Debates about direct instruction versus inquiry learning have been ongoing for many years. Traditionally, classrooms have been organized with children sitting in rows with the teacher at the front of the room, directing learning and ensuring a disciplined classroom environment. This is known as direct instruction.
Beginning in the late 1960s and early ‘70s, teachers began to experiment with more innovative and experimental styles of teaching. These included basing learning on children’s interests, giving them more control over what happened in the classroom and getting rid of memorizing times tables and doing mental arithmetic. This approach is known as inquiry or discovery learning.

Based on this recent study of classrooms in the UK and China and a recent UK report titled What makes great teaching?, there is increasing evidence that these new-age education techniques, where teachers facilitate instead of teach and praise students on the basis that all must be winners, in open classrooms where what children learn is based on their immediate interests, lead to under-performance.

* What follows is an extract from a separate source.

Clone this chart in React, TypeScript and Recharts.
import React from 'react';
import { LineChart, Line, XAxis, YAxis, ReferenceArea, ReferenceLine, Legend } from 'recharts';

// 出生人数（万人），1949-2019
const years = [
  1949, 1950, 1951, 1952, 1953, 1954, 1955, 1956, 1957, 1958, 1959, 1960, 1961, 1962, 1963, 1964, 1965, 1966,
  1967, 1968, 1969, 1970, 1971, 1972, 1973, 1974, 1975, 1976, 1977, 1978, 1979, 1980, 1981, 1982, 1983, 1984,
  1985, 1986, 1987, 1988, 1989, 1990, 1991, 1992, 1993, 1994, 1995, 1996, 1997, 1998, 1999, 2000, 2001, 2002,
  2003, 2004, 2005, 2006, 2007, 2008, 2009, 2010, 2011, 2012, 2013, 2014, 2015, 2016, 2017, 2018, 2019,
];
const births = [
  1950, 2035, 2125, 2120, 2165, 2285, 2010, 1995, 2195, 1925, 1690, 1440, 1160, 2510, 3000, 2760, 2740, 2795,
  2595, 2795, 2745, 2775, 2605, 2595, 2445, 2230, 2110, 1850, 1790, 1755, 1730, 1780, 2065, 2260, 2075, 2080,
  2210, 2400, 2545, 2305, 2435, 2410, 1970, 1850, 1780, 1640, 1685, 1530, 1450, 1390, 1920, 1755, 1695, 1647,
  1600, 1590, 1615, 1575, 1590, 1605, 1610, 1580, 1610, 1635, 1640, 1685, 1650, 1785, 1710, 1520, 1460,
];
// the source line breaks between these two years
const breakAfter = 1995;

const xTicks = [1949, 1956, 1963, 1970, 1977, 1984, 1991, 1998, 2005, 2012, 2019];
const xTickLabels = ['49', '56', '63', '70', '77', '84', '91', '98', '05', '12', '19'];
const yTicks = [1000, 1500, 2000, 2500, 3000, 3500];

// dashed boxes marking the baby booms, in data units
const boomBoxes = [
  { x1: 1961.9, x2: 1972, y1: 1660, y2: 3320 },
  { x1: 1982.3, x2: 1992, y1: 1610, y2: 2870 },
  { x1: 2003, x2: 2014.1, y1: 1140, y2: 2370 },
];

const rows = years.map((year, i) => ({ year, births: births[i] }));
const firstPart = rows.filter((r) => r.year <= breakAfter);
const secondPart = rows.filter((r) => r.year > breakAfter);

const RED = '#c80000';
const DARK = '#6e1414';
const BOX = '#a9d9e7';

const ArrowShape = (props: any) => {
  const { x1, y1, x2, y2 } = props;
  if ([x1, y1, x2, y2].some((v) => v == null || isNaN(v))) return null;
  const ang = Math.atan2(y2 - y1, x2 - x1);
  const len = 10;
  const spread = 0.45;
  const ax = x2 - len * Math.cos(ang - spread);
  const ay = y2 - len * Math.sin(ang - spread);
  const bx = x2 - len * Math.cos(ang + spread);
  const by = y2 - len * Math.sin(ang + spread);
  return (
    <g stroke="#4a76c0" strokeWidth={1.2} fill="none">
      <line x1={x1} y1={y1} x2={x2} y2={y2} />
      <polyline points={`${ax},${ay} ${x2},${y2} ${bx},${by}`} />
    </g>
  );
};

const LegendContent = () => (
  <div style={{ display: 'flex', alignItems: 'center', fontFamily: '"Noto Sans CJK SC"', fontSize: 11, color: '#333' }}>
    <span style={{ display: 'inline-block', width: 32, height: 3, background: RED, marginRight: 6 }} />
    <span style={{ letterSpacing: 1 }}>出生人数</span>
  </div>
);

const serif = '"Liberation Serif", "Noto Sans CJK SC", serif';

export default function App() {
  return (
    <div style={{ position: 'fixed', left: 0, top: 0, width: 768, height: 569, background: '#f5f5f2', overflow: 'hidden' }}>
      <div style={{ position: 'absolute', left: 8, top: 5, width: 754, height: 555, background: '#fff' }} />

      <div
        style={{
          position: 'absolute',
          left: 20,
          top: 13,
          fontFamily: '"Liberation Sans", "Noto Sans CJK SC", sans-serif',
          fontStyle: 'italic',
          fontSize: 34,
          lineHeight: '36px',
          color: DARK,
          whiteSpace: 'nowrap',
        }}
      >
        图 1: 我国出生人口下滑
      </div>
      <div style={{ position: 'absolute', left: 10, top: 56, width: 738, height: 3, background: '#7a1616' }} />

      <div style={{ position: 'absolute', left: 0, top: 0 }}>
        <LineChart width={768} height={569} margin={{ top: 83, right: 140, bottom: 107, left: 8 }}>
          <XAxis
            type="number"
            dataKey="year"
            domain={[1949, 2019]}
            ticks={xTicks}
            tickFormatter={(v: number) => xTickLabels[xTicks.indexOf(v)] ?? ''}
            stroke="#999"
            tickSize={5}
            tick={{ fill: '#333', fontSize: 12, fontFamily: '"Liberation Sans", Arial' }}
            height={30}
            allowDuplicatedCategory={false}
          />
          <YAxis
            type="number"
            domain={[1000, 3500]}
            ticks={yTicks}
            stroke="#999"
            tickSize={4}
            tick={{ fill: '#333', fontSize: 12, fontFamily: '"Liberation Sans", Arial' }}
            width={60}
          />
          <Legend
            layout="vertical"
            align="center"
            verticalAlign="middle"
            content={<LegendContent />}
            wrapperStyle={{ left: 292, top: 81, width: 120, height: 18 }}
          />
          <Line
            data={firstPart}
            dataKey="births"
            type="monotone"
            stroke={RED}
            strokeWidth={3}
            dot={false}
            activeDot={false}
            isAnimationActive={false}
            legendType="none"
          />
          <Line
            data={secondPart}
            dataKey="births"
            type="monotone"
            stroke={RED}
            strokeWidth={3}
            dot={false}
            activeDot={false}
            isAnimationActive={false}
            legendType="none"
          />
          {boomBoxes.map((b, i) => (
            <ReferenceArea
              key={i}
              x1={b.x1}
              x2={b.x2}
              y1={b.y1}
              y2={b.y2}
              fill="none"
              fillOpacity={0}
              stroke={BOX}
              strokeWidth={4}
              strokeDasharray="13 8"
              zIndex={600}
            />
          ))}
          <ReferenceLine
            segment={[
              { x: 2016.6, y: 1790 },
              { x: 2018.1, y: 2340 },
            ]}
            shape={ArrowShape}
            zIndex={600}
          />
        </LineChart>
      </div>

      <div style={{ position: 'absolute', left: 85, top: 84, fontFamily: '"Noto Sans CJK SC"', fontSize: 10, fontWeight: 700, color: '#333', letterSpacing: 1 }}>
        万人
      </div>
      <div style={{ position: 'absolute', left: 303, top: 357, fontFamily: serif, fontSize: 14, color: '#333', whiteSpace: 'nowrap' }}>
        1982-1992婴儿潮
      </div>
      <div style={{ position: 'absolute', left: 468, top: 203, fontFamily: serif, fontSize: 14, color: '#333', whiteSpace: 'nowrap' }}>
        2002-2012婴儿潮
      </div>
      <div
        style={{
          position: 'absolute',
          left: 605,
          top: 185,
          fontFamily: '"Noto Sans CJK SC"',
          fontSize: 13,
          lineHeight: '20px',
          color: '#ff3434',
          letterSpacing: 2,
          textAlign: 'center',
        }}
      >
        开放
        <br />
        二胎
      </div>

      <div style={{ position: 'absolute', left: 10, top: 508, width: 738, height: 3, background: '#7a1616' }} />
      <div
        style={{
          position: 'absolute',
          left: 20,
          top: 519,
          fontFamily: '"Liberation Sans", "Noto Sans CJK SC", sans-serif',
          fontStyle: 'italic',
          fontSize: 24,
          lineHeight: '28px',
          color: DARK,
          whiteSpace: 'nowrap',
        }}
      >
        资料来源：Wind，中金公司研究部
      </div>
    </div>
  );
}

The UK report concludes that many of the approaches adopted in Australian education are counterproductive: Enthusiasm for discovery learning is not supported by research evidence, which broadly favors direct instruction. Especially during the early primary school years in areas like English and mathematics, teachers need to be explicit about what they teach and make better use of whole-class teaching. As noted by John Sweller, a cognitive psychologist from the University of New South Wales in the recent Final Report of the Review of the Australian National Curriculum: Initial instruction when dealing with new information should be explicit and direct.

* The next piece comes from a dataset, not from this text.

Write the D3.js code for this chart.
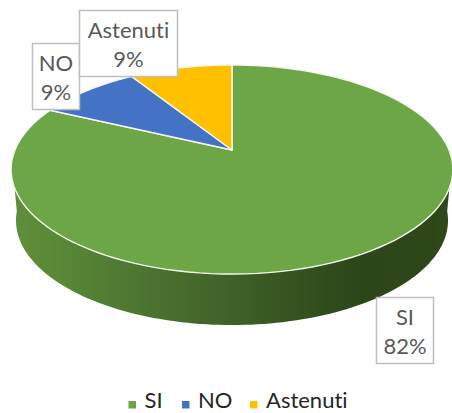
<!DOCTYPE html>
<html>
<head>
<meta charset="utf-8">
<script src="https://cdn.jsdelivr.net/npm/d3@7"></script>
<style>html,body{margin:0;padding:0;background:#fff}svg{display:block}text{font-family:Lato,"Open Sans",sans-serif;font-variant-ligatures:none}</style>
</head>
<body>
<script>
const categories = ["SI", "NO", "Astenuti"];
const values = [82, 9, 9];
const colors = ["#6da646", "#4472c4", "#ffc000"];
const labelText = ["82%", "9%", "9%"];

const W = 452, H = 413;
const svg = d3.select("body").append("svg").attr("width", W).attr("height", H);
const cx = 232, cy = 150, persp = 0.1866, A = 100.9, B = 217, depth = 51;
const project = (t, k = 1, dy = 0) => {
  const s = Math.sin(t), c = Math.cos(t), d = 1 + persp * c;
  return [cx + k * B * s / d, cy + dy - A * c / d];
};
const pie = d3.pie().sort(null).value(d => d);
const arcs = pie(values);
const line = d3.line();
const sample = (a, b, f) => d3.range(0, 121).map(i => f(a + (b - a) * i / 120));

const defs = svg.append("defs");
const grad = defs.append("linearGradient").attr("id", "wall")
  .attr("gradientUnits", "userSpaceOnUse").attr("x1", 12).attr("x2", 452).attr("y1", 0).attr("y2", 0);
[[0, "#5e8f3a"], [0.12, "#588736"], [0.3, "#4c7430"], [0.5, "#3f6128"], [0.68, "#324f1e"], [0.8, "#2c4619"], [1, "#2f481a"]]
  .forEach(s => grad.append("stop").attr("offset", s[0]).attr("stop-color", s[1]));

// side wall: the visible front half of the disc
const wa = Math.PI / 2 + 0.1, wb = 3 * Math.PI / 2 - 0.1;
const front = sample(wa, wb, t => project(t));
const back = sample(wb, wa, t => project(t, 0.978, depth));
svg.append("path").attr("d", line(front.concat(back)) + "Z").attr("fill", "url(#wall)");

// top faces
const g = svg.append("g");
arcs.forEach((d, i) => {
  const pts = [[cx, cy]].concat(sample(d.startAngle, d.endAngle, t => project(t)));
  g.append("path").attr("d", line(pts) + "Z").attr("fill", colors[i])
    .attr("stroke", "#f4f6ee").attr("stroke-width", 1.4).attr("stroke-linejoin", "round");
});

// data labels
const boxes = [
  { x: 376.5, y: 297.5, w: 57, h: 66 },
  { x: 32.5, y: 43.5, w: 47, h: 66 },
  { x: 79.5, y: 10.5, w: 98, h: 66 }
];
boxes.forEach((b, i) => {
  svg.append("rect").attr("x", b.x).attr("y", b.y).attr("width", b.w).attr("height", b.h)
    .attr("fill", "#fff").attr("stroke", "#bfbfbf").attr("stroke-width", 1.5);
  const t = svg.append("text").attr("text-anchor", "middle").attr("fill", "#595959").attr("font-size", 22);
  t.append("tspan").attr("x", b.x + b.w / 2).attr("y", b.y + 27).text(categories[i]);
  t.append("tspan").attr("x", b.x + b.w / 2).attr("y", b.y + 56).text(labelText[i]);
});

// legend
const legendX = [128.5, 182, 250];
categories.forEach((c, i) => {
  svg.append("rect").attr("x", legendX[i]).attr("y", 401).attr("width", 7.5).attr("height", 7.5).attr("fill", colors[i]);
  svg.append("text").attr("x", legendX[i] + 16).attr("y", 408).attr("font-size", 22).attr("fill", "#262626").text(c);
});
</script>
</body>
</html>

Many in Australian education believe children are only really learning when they are active. As a result, teachers are told it is wrong to sit children at their desks and ask them to listen to what is being taught.
Again, the evidence proves otherwise. The UK report suggests that even when sitting and listening children are internalizing what is being taught. Learning can occur whether they are “active” or “passive”.
Often derided as “drill and kill” or making children “parrot” what is being taught, the UK report and other research suggests that memorization and rote learning are important classroom strategies, which all teachers should be familiar with.

The UK report states that teachers need to “encourage re-reading and highlighting to memorize key ideas”, while research in how children best learn concludes that some things, such as times tables and reciting rhymes, ballads and poems, must be memorised until they can be recalled automatically.

*Comment ~ Mmmm, when I was teaching, I was told that the above was too difficult for students (and that was at university here in the US); handwriting legibly is not required nor is making full sentences. I was told that such old fashioned ideas were no longer part of a post modern education. Why is that? I was informed that children/young adults have their own ideas about how to learn and teach themselves and they have their own ways of doing/expressing it. All I can say, its a bit too late to save those who were misdirected down such a cruel path; what future will they have now with so many better educated Chinese students to compete with in the real world of the social imagination???  Tragic...

As a sociologist who has lectured on the socialization process and the role of mother/father in it, I can say that parents in the US have been the biggest contributors to the dumbing down of America. They have spoiled their children. Still and all too often I hear "What do you feel like dear? And, if you don't want to, you don't have to."